His watch said he had two and a half minutes left, and so he went back on himself around the lower deck. Back up to the middle deck, where the warning lights reflected manically off the walls in a way that made his head spin. As he ran he heard the pounding of Harry’s bare feet behind his.
Back into the greenhouse. At the opposite end, on the far side from the radiation shelter, was a tiny module called the Atlas. Jesse headed towards it in one last search for the missing crew member. When the hatch slid open, and he stepped in, Jesse found her. Juno was curled up on one of the chairs, and Earth was large in the window. It hung above them in a way that gave Jesse the unsettling sensation of falling. But for a moment his fear vanished, and he was transfixed. He could see the Antarctic, South Africa and the Southern Lights, iridescent curtains of red and green light rising like steam off the hot bubble of the atmosphere. He had never seen them before.
As the doors closed behind him, the sound of the alarm disappeared like water sucked out of a drain. Jesse leant over to wake Juno, but paused. Her frizzy hair wafted with static electricity, her sleeping face eerily lit by the Aurora Australis. Jesse remembered that he had seen her the night before the launch. Emerging like a shadow from a briar, wearing a thin bathrobe, which, in the dim light, made her look like a visitation. The soft edge of a breast delightfully visible. The cord of her robe cinched tightly around her waist. It was an image that lingered with him.

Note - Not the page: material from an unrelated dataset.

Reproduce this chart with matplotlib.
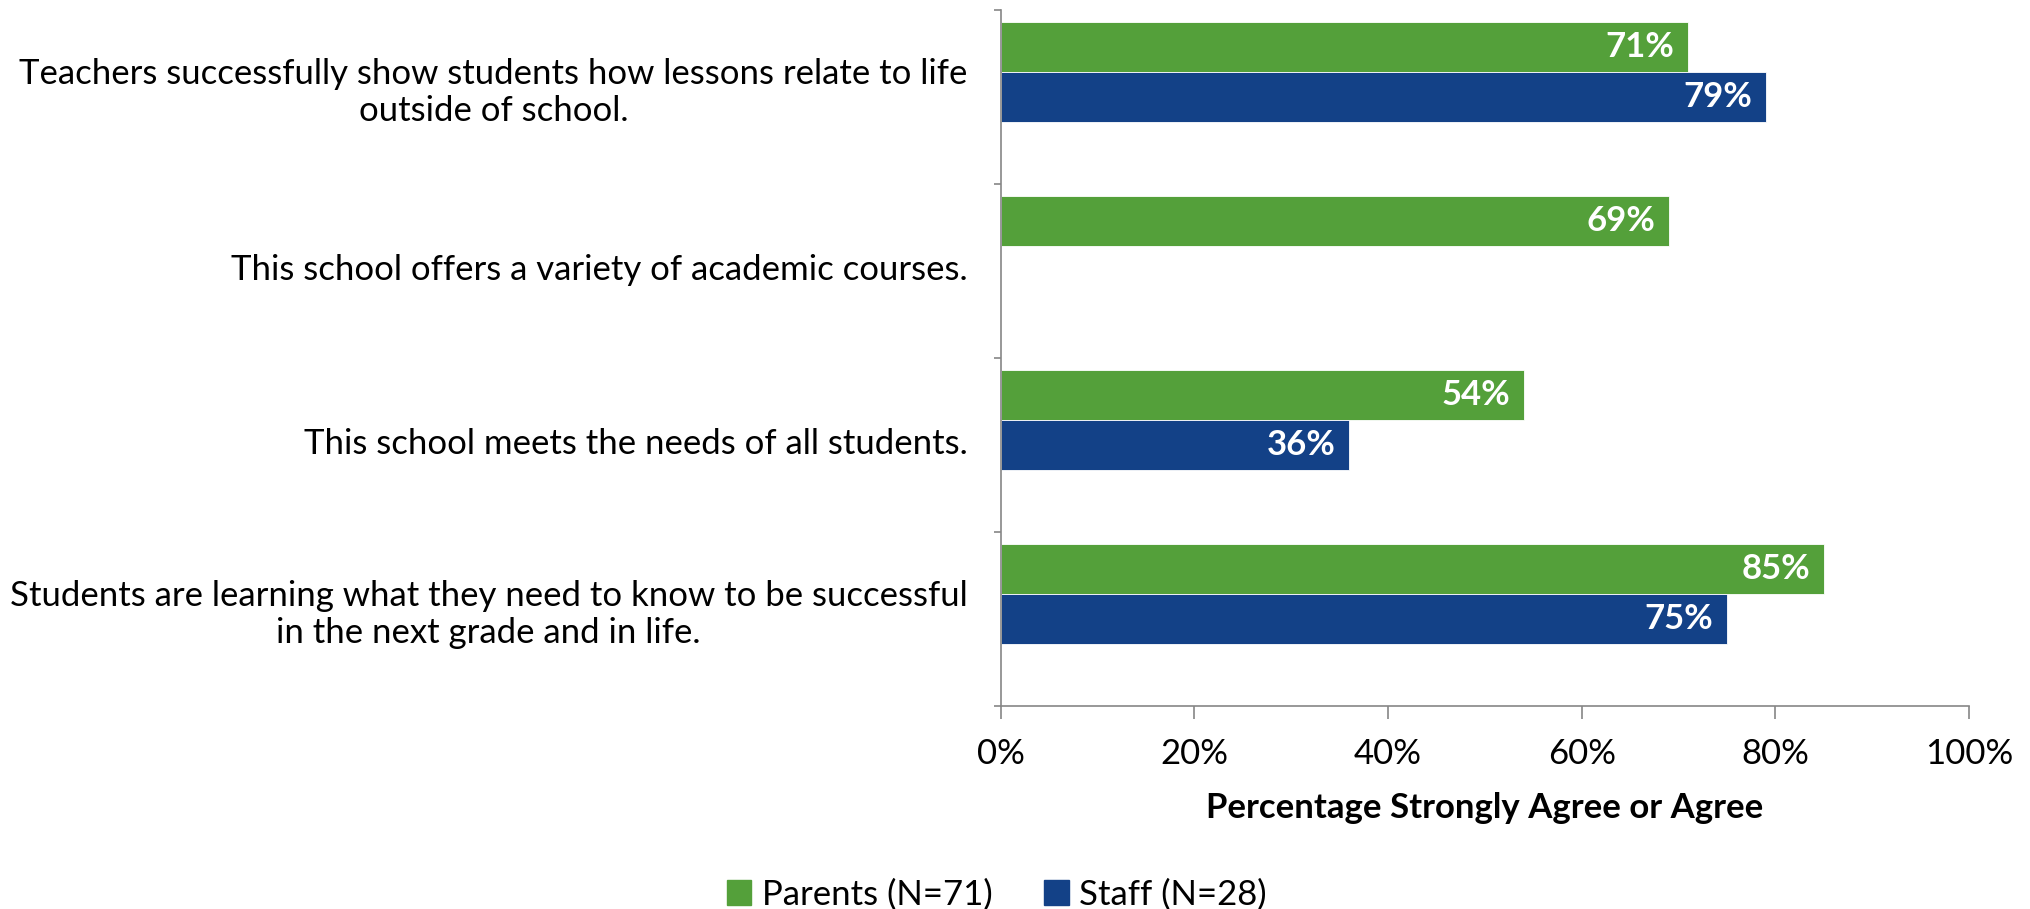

Jesse Solloway, she’d mouthed. It had been hard to miss the distant look of disappointment on her face. The same disappointment he’d seen in all the Betas’ eyes when Professor Stenton had introduced him, as if they’d hoped for someone else.
Me. I made it after all, he’d thought.
‘Juno!’ Harry yelled, throwing the hatch open behind them. Juno started awake, her eyes wide and vacant as a recent dreamer. The sound of the alarm crashed like a wave into the small capsule and Jesse realized, to his horror, that they had only thirty seconds. Harry grabbed Juno’s arm and half-dragged her out of her seat. ‘You’re hurting me,’ she cried. They stumbled over each other in their rush to get out. Twenty seconds. The other end of the greenhouse had never seemed so far away.

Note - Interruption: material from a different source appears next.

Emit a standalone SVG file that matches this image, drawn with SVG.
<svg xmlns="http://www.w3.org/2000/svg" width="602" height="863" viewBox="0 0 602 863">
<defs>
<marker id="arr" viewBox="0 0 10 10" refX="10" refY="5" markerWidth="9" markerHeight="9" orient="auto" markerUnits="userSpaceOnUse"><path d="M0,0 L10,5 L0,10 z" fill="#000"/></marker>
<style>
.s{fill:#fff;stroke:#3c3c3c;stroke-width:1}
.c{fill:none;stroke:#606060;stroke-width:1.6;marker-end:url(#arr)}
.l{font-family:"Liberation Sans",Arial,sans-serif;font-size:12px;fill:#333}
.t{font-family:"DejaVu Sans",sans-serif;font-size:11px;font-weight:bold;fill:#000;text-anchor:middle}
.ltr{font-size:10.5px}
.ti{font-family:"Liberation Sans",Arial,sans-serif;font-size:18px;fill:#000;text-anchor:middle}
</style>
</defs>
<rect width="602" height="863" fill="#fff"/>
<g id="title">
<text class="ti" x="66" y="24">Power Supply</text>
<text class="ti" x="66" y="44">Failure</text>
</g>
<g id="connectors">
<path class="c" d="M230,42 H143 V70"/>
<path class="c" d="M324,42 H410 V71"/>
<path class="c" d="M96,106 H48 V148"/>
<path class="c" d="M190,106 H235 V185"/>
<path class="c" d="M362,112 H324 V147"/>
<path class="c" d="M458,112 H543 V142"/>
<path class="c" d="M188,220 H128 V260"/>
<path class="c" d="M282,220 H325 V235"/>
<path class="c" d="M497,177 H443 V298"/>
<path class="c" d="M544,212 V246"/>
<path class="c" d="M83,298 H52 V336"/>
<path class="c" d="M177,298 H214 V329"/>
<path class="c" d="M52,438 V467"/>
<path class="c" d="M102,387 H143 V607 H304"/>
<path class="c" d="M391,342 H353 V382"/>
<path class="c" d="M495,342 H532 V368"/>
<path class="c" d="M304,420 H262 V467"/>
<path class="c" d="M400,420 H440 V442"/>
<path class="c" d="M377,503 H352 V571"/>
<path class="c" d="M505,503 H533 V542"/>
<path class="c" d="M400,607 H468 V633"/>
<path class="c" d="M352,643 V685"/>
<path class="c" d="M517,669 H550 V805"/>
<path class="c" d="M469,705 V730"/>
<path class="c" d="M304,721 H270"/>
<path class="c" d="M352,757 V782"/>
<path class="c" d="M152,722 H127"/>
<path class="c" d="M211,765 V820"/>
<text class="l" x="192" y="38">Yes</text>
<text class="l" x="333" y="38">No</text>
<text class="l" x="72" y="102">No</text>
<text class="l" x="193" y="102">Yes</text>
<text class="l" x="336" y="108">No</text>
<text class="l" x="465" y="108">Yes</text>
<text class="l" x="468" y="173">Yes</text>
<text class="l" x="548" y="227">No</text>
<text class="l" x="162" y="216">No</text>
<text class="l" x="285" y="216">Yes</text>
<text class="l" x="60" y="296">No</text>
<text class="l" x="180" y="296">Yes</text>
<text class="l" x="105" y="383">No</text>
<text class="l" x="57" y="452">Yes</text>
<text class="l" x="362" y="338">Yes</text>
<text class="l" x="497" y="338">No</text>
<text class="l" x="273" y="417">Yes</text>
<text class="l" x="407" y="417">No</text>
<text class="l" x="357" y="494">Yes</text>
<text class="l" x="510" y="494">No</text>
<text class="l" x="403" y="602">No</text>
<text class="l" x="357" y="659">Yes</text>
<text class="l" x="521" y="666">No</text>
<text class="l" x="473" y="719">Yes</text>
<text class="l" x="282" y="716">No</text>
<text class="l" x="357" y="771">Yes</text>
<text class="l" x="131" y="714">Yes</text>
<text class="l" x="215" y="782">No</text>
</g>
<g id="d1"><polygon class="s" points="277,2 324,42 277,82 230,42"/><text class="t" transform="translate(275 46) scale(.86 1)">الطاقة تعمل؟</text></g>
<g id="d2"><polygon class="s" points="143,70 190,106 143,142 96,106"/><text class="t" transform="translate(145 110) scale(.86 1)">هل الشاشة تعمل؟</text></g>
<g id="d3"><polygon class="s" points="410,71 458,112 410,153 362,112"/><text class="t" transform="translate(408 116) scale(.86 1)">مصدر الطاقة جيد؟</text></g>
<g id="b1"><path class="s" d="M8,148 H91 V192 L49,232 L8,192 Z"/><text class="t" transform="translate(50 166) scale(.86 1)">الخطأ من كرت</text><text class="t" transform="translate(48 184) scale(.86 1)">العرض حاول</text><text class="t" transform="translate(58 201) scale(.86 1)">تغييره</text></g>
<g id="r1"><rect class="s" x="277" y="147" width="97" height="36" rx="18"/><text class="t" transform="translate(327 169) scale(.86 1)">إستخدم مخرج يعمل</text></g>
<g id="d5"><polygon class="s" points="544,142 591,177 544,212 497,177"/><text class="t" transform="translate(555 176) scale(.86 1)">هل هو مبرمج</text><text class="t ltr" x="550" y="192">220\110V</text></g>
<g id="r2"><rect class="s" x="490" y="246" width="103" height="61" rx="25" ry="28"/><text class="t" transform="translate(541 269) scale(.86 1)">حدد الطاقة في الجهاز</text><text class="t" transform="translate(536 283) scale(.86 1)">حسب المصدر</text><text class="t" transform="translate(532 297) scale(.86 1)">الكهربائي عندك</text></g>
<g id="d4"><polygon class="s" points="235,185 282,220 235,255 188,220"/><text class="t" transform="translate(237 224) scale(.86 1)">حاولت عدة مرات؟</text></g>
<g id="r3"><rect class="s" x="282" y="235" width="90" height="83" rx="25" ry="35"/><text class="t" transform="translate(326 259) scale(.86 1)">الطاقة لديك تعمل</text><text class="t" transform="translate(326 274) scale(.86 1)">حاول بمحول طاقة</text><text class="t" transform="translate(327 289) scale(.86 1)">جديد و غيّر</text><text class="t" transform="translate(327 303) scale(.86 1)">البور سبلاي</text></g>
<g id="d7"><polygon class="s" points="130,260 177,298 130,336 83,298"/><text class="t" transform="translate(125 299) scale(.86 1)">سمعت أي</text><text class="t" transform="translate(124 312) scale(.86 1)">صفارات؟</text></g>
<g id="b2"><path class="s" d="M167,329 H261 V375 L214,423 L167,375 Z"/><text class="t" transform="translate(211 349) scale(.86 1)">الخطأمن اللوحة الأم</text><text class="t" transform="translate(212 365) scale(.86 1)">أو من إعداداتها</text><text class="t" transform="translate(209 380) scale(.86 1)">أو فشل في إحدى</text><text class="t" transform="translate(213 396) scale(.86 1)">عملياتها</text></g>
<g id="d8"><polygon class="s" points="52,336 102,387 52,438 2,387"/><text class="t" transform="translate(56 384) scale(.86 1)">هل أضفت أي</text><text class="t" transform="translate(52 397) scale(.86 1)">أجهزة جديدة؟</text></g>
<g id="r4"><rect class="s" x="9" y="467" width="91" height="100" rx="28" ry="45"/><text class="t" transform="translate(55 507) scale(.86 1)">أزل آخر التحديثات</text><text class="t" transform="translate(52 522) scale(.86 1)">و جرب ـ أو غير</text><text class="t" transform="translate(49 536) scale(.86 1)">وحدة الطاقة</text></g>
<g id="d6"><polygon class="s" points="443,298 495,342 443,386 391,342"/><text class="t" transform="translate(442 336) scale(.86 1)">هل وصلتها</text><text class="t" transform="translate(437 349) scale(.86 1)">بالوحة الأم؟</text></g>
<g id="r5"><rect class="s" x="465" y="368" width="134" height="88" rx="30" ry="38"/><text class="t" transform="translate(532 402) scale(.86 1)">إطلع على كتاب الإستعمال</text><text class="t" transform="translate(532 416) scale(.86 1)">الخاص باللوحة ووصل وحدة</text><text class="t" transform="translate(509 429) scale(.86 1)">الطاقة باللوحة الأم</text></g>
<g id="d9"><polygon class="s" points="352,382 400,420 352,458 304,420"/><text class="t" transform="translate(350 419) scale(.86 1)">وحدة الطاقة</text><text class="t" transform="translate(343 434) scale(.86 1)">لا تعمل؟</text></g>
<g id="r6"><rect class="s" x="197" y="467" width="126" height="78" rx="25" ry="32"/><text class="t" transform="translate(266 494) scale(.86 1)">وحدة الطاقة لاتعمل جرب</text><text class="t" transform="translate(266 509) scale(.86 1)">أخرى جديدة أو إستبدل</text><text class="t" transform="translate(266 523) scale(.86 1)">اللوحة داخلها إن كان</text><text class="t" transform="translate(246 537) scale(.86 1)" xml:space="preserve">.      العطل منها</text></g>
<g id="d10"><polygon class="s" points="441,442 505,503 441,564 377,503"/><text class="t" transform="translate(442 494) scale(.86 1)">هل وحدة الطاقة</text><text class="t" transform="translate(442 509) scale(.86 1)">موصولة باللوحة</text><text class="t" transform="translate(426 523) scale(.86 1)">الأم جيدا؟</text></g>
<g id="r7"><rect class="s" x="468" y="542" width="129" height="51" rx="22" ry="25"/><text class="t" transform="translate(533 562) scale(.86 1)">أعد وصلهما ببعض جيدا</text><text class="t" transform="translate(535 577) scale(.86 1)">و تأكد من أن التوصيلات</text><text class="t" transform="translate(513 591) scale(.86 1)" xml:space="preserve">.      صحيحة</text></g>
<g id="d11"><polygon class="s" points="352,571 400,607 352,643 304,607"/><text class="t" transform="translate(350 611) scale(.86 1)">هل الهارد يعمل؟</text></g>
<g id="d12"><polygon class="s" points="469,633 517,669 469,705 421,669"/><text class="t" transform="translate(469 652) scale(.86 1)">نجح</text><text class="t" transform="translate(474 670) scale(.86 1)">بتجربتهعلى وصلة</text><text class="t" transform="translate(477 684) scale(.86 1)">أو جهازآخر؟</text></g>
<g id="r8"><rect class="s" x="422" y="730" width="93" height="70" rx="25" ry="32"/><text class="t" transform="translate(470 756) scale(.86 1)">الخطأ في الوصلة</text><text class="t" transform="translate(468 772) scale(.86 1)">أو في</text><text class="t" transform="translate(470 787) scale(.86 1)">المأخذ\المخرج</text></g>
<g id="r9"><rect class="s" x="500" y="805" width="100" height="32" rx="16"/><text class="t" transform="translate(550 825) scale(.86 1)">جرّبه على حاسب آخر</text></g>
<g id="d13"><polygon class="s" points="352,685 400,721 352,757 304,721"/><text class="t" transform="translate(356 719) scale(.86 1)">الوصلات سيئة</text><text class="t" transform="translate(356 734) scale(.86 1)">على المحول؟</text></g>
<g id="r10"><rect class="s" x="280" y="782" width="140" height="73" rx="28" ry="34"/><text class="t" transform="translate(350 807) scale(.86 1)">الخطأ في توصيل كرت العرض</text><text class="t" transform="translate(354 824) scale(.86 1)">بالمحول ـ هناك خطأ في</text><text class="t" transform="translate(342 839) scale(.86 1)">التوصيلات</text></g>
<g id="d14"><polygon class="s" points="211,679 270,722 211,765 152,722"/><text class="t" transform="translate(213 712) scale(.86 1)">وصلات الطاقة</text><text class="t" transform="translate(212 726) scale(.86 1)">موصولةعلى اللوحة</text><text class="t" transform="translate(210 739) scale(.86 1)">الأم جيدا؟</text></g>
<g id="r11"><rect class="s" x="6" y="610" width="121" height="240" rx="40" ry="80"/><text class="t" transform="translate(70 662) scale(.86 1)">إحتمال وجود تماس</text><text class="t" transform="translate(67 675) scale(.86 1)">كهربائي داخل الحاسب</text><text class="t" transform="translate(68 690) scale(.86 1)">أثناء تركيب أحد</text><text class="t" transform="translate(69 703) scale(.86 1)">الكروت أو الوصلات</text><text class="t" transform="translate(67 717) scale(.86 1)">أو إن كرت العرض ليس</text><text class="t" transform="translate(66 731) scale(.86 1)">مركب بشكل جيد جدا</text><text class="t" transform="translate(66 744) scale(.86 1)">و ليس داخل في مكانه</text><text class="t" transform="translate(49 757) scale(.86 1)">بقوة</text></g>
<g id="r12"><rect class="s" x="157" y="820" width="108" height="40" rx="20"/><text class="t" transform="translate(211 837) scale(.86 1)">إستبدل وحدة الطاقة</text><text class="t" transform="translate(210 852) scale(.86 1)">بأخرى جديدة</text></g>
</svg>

Jesse saw Astrid’s terrified face peer from behind the closing door. ‘Hurry!’ she screamed, the fear in her voice sharp as a blade. Jesse bounded towards her, but even as he did the door was sliding closed, the red ‘Lock’ light flashing. Astrid pushed her fingers through the gap in an attempt to keep it open. Jesse’s lungs were on fire. He thought he could make it, but he was a metre away when the door slammed closed and he heard the hiss of mechanics as the hatch locked. It bit Astrid’s finger as it shut and she let out a howl of pain, which, in a moment, was silenced.